◆ **Raw data**

■ ■ ■ ■ ■ ■ ■

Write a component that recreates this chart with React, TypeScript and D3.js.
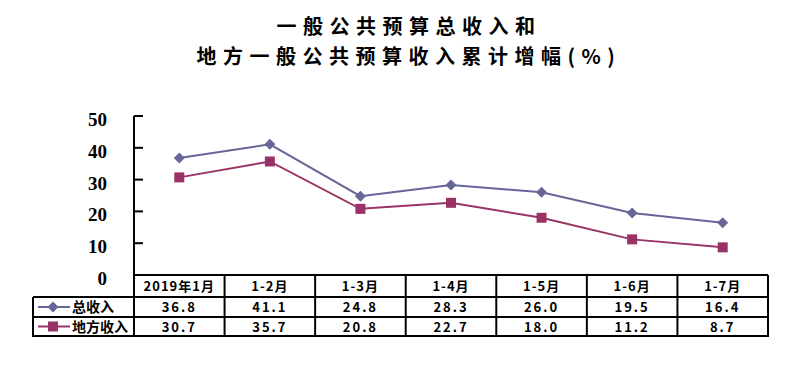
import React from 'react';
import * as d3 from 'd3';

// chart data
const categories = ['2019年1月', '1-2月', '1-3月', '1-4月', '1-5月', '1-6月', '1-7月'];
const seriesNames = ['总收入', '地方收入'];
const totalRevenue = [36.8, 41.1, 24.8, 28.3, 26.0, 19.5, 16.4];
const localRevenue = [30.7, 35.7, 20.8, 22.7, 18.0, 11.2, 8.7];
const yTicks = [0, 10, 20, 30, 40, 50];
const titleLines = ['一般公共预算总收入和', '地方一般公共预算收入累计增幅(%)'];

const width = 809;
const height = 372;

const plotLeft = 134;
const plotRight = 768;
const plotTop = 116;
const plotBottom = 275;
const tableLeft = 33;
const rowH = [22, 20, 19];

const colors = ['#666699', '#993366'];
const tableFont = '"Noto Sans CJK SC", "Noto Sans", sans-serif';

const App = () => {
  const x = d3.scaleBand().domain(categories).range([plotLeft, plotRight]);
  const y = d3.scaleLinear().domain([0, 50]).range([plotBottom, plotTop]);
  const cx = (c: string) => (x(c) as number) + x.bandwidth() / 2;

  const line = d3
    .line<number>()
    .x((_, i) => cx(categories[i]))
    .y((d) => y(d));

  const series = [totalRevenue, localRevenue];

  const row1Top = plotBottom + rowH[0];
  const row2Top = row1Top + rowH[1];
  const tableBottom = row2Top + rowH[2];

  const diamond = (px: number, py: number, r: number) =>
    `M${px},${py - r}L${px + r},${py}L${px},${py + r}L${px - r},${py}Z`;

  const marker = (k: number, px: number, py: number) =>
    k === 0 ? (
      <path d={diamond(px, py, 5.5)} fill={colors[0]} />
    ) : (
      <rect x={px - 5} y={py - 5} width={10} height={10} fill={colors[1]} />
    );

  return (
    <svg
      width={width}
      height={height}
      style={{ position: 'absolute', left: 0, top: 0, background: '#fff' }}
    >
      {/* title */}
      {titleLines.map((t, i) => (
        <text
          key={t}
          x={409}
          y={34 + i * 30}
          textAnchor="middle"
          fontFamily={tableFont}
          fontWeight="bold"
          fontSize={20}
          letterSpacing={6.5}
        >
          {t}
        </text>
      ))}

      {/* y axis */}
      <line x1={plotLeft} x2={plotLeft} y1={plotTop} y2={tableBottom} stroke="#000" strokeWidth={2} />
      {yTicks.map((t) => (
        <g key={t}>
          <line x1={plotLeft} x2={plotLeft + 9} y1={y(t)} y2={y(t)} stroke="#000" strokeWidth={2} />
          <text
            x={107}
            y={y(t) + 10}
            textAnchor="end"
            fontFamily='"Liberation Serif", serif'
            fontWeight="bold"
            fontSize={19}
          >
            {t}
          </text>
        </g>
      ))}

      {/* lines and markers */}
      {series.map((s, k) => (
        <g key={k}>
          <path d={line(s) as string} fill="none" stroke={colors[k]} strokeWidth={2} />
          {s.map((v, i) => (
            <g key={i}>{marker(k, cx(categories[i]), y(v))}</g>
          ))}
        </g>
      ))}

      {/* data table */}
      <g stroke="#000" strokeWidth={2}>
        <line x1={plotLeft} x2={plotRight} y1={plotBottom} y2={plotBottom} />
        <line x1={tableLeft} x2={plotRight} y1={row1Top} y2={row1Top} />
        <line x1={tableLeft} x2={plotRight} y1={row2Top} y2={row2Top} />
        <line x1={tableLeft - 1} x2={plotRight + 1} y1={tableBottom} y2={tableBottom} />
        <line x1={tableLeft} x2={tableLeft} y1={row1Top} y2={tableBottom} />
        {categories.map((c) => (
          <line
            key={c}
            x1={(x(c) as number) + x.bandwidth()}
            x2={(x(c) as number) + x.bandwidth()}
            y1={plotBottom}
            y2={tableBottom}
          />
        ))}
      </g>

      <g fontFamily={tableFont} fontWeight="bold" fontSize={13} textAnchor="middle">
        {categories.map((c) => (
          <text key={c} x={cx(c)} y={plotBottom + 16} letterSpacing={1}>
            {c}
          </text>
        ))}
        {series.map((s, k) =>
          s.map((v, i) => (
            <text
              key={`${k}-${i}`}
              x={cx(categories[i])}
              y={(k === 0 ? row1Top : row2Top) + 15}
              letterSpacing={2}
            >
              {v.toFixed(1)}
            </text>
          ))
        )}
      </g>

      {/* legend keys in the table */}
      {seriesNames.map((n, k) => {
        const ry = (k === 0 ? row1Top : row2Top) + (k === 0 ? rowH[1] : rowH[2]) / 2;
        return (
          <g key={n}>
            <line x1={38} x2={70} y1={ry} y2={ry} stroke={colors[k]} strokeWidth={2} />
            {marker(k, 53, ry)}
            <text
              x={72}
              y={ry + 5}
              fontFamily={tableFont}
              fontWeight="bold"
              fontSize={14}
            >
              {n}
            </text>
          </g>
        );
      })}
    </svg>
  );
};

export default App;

■ ■ ■ ■ ■ ■ ■

◆ **Stated exercise**
Please transcribe the material above exactly as written. Leave the pictures out.

◆ **Answer for this exercise**
Write a component that recreates this chart with React, TypeScript and D3.js.
import React from 'react';
import * as d3 from 'd3';

// chart data
const categories = ['2019年1月', '1-2月', '1-3月', '1-4月', '1-5月', '1-6月', '1-7月'];
const seriesNames = ['总收入', '地方收入'];
const totalRevenue = [36.8, 41.1, 24.8, 28.3, 26.0, 19.5, 16.4];
const localRevenue = [30.7, 35.7, 20.8, 22.7, 18.0, 11.2, 8.7];
const yTicks = [0, 10, 20, 30, 40, 50];
const titleLines = ['一般公共预算总收入和', '地方一般公共预算收入累计增幅(%)'];

const width = 809;
const height = 372;

const plotLeft = 134;
const plotRight = 768;
const plotTop = 116;
const plotBottom = 275;
const tableLeft = 33;
const rowH = [22, 20, 19];

const colors = ['#666699', '#993366'];
const tableFont = '"Noto Sans CJK SC", "Noto Sans", sans-serif';

const App = () => {
  const x = d3.scaleBand().domain(categories).range([plotLeft, plotRight]);
  const y = d3.scaleLinear().domain([0, 50]).range([plotBottom, plotTop]);
  const cx = (c: string) => (x(c) as number) + x.bandwidth() / 2;

  const line = d3
    .line<number>()
    .x((_, i) => cx(categories[i]))
    .y((d) => y(d));

  const series = [totalRevenue, localRevenue];

  const row1Top = plotBottom + rowH[0];
  const row2Top = row1Top + rowH[1];
  const tableBottom = row2Top + rowH[2];

  const diamond = (px: number, py: number, r: number) =>
    `M${px},${py - r}L${px + r},${py}L${px},${py + r}L${px - r},${py}Z`;

  const marker = (k: number, px: number, py: number) =>
    k === 0 ? (
      <path d={diamond(px, py, 5.5)} fill={colors[0]} />
    ) : (
      <rect x={px - 5} y={py - 5} width={10} height={10} fill={colors[1]} />
    );

  return (
    <svg
      width={width}
      height={height}
      style={{ position: 'absolute', left: 0, top: 0, background: '#fff' }}
    >
      {/* title */}
      {titleLines.map((t, i) => (
        <text
          key={t}
          x={409}
          y={34 + i * 30}
          textAnchor="middle"
          fontFamily={tableFont}
          fontWeight="bold"
          fontSize={20}
          letterSpacing={6.5}
        >
          {t}
        </text>
      ))}

      {/* y axis */}
      <line x1={plotLeft} x2={plotLeft} y1={plotTop} y2={tableBottom} stroke="#000" strokeWidth={2} />
      {yTicks.map((t) => (
        <g key={t}>
          <line x1={plotLeft} x2={plotLeft + 9} y1={y(t)} y2={y(t)} stroke="#000" strokeWidth={2} />
          <text
            x={107}
            y={y(t) + 10}
            textAnchor="end"
            fontFamily='"Liberation Serif", serif'
            fontWeight="bold"
            fontSize={19}
          >
            {t}
          </text>
        </g>
      ))}

      {/* lines and markers */}
      {series.map((s, k) => (
        <g key={k}>
          <path d={line(s) as string} fill="none" stroke={colors[k]} strokeWidth={2} />
          {s.map((v, i) => (
            <g key={i}>{marker(k, cx(categories[i]), y(v))}</g>
          ))}
        </g>
      ))}

      {/* data table */}
      <g stroke="#000" strokeWidth={2}>
        <line x1={plotLeft} x2={plotRight} y1={plotBottom} y2={plotBottom} />
        <line x1={tableLeft} x2={plotRight} y1={row1Top} y2={row1Top} />
        <line x1={tableLeft} x2={plotRight} y1={row2Top} y2={row2Top} />
        <line x1={tableLeft - 1} x2={plotRight + 1} y1={tableBottom} y2={tableBottom} />
        <line x1={tableLeft} x2={tableLeft} y1={row1Top} y2={tableBottom} />
        {categories.map((c) => (
          <line
            key={c}
            x1={(x(c) as number) + x.bandwidth()}
            x2={(x(c) as number) + x.bandwidth()}
            y1={plotBottom}
            y2={tableBottom}
          />
        ))}
      </g>

      <g fontFamily={tableFont} fontWeight="bold" fontSize={13} textAnchor="middle">
        {categories.map((c) => (
          <text key={c} x={cx(c)} y={plotBottom + 16} letterSpacing={1}>
            {c}
          </text>
        ))}
        {series.map((s, k) =>
          s.map((v, i) => (
            <text
              key={`${k}-${i}`}
              x={cx(categories[i])}
              y={(k === 0 ? row1Top : row2Top) + 15}
              letterSpacing={2}
            >
              {v.toFixed(1)}
            </text>
          ))
        )}
      </g>

      {/* legend keys in the table */}
      {seriesNames.map((n, k) => {
        const ry = (k === 0 ? row1Top : row2Top) + (k === 0 ? rowH[1] : rowH[2]) / 2;
        return (
          <g key={n}>
            <line x1={38} x2={70} y1={ry} y2={ry} stroke={colors[k]} strokeWidth={2} />
            {marker(k, 53, ry)}
            <text
              x={72}
              y={ry + 5}
              fontFamily={tableFont}
              fontWeight="bold"
              fontSize={14}
            >
              {n}
            </text>
          </g>
        );
      })}
    </svg>
  );
};

export default App;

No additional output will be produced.